# What to work on:
Starting with the first line of the data below, copy each line up to and including the one containing "from matplotlib.lines import Line2D". Pictures stay out.
━━━━━ Supplied information
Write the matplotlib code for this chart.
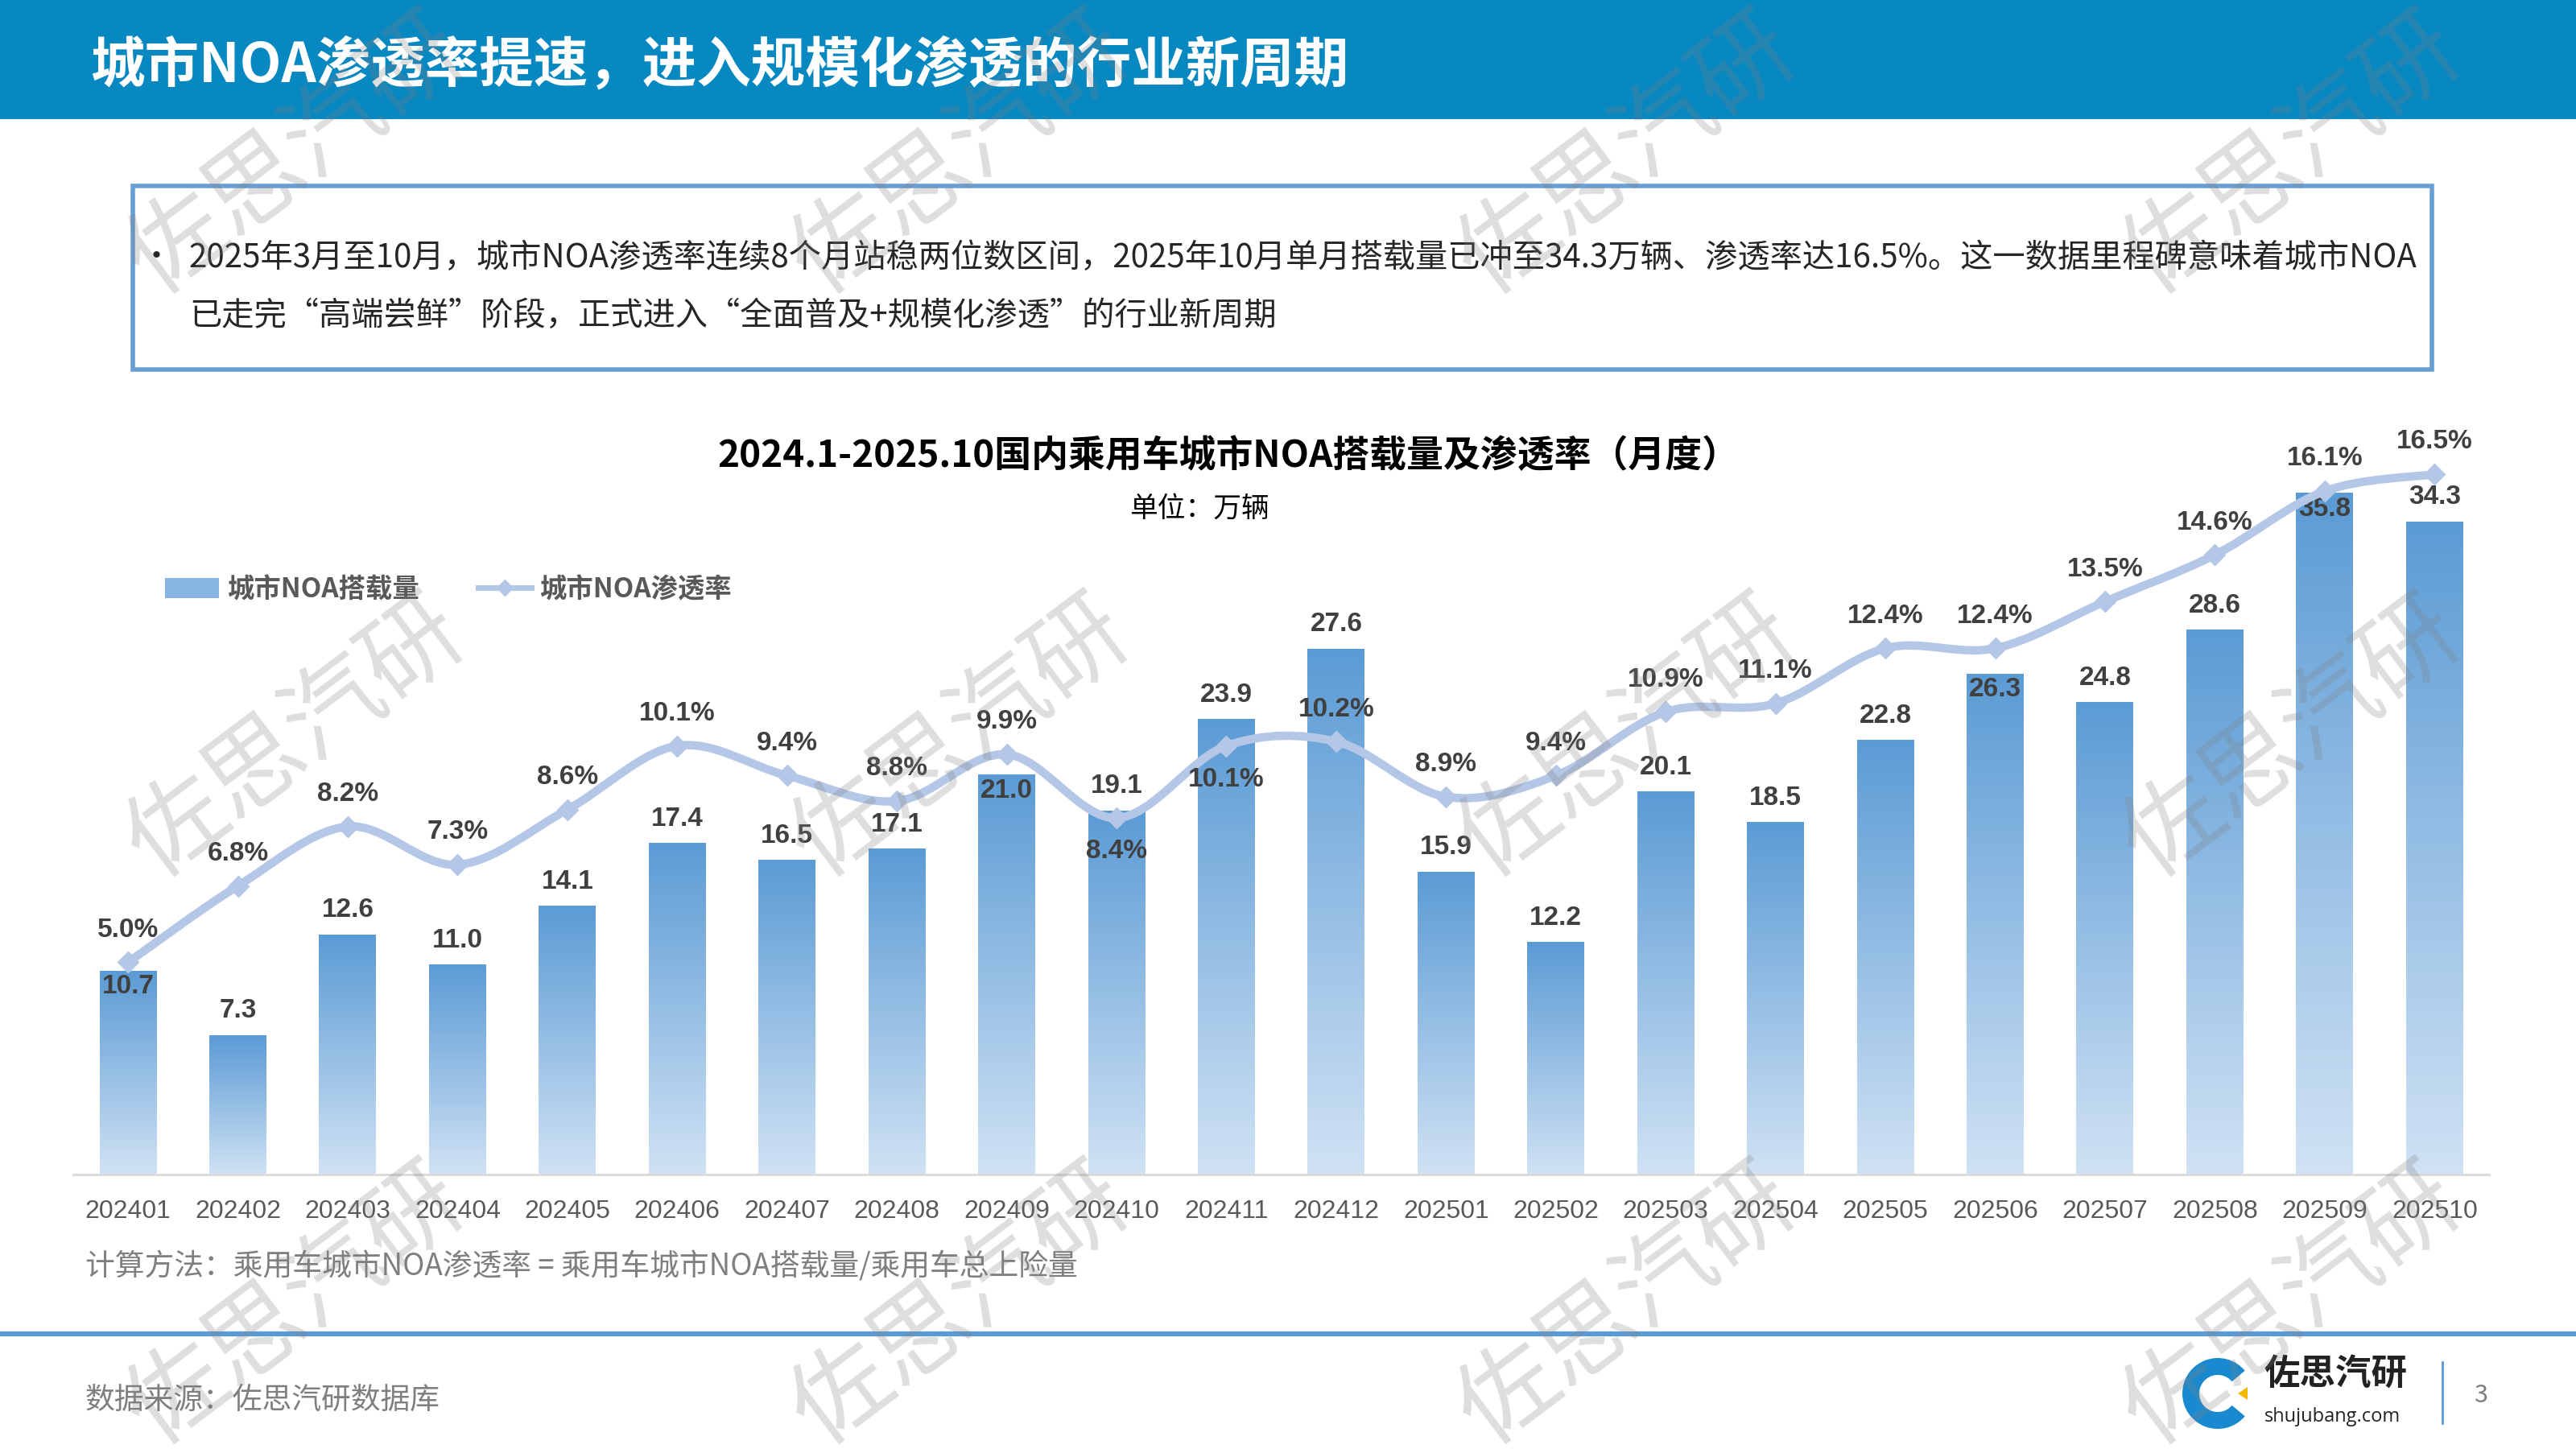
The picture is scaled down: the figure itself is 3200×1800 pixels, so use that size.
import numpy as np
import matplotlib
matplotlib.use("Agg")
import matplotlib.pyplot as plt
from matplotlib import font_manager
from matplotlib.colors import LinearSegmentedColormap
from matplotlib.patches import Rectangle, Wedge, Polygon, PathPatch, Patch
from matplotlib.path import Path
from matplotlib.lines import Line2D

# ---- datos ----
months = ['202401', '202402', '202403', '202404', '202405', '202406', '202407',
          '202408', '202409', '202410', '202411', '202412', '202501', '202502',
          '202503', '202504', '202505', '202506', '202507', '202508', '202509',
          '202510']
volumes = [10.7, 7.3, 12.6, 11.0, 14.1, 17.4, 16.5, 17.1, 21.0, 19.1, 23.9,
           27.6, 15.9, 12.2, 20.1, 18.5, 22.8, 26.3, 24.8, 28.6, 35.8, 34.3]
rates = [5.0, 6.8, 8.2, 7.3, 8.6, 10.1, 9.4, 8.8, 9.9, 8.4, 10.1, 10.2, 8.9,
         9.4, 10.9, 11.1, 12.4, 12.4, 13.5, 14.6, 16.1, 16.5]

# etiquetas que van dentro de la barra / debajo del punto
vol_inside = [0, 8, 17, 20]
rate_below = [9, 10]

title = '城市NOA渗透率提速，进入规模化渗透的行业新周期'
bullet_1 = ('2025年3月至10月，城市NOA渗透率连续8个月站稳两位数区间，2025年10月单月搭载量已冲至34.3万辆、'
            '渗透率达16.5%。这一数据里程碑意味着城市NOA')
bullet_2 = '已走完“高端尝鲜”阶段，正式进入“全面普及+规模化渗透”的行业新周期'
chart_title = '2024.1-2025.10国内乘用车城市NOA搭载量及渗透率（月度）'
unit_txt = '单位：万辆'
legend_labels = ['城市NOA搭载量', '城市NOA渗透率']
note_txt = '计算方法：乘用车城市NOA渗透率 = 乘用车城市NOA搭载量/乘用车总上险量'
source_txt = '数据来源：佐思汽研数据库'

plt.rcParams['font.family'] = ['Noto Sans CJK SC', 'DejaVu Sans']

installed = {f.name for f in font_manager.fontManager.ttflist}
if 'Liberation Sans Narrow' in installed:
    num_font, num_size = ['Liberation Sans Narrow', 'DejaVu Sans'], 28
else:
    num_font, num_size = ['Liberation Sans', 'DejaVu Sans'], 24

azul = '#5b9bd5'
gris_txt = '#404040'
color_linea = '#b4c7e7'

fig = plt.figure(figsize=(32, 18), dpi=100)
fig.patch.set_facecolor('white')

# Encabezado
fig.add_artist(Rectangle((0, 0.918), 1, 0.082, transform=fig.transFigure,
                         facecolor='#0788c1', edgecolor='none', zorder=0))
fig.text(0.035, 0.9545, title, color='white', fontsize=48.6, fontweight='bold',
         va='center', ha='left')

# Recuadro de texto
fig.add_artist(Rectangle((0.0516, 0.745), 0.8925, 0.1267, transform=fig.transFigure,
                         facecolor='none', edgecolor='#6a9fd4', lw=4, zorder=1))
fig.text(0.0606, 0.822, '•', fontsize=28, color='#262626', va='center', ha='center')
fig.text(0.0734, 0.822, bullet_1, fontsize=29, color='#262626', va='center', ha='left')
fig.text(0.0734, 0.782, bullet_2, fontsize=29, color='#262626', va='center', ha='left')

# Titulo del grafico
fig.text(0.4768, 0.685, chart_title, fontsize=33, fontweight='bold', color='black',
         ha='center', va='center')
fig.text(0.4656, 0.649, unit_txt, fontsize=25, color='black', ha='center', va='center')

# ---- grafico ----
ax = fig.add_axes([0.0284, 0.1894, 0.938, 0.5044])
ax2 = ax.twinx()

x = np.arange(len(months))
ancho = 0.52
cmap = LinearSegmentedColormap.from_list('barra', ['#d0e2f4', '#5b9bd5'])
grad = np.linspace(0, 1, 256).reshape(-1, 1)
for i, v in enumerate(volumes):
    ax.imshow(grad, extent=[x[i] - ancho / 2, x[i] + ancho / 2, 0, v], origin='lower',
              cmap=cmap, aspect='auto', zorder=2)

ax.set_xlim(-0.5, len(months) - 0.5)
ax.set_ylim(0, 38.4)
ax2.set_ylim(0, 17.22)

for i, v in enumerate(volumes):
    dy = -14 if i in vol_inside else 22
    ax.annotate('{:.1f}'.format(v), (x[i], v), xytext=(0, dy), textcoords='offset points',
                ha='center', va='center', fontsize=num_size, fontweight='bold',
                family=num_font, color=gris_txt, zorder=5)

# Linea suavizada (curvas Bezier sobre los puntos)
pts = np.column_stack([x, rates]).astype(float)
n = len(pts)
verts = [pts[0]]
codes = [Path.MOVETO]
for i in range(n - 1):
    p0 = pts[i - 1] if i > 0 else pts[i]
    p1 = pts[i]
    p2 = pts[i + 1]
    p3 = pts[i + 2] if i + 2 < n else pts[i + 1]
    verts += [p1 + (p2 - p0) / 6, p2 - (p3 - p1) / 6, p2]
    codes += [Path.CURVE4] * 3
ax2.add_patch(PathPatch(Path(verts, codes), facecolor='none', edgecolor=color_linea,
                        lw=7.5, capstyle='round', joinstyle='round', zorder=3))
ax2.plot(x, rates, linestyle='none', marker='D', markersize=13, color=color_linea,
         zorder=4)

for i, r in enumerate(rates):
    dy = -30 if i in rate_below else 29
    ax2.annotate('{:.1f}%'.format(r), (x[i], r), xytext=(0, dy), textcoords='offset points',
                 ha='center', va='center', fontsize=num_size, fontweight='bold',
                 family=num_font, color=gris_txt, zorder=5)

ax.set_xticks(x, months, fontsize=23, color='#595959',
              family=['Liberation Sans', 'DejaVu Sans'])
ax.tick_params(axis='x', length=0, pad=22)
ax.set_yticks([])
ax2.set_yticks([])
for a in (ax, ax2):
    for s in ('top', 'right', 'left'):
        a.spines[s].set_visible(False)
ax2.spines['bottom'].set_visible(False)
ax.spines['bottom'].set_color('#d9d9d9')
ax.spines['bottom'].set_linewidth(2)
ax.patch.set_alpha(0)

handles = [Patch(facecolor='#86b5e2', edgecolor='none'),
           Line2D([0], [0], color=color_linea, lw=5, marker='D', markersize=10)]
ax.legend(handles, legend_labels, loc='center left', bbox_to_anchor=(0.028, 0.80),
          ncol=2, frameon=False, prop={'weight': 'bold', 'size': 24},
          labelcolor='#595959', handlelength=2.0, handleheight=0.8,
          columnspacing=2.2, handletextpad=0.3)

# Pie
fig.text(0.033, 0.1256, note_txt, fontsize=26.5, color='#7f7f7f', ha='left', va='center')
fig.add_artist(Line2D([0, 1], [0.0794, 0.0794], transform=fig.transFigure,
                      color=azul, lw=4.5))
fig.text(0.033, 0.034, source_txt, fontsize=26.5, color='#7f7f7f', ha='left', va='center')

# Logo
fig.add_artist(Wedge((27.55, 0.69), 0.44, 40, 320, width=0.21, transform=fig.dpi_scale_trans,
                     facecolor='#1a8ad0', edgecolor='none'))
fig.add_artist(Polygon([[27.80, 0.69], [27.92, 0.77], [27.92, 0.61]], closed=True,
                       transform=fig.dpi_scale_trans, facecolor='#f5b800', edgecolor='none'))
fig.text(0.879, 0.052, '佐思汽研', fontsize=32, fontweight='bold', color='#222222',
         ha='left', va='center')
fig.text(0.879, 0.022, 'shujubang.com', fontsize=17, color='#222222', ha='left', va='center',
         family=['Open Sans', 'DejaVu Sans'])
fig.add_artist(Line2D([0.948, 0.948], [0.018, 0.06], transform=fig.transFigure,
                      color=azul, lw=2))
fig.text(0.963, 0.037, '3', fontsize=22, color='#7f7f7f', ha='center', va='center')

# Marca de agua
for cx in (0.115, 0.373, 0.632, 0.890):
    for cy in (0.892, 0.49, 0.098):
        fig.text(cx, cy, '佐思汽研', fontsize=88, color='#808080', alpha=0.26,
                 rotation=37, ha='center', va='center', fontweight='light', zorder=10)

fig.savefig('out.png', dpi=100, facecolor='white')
━━━━━━━━━━
# Answer to this problem:
Write the matplotlib code for this chart.
The picture is scaled down: the figure itself is 3200×1800 pixels, so use that size.
import numpy as np
import matplotlib
matplotlib.use("Agg")
import matplotlib.pyplot as plt
from matplotlib import font_manager
from matplotlib.colors import LinearSegmentedColormap
from matplotlib.patches import Rectangle, Wedge, Polygon, PathPatch, Patch
from matplotlib.path import Path
from matplotlib.lines import Line2D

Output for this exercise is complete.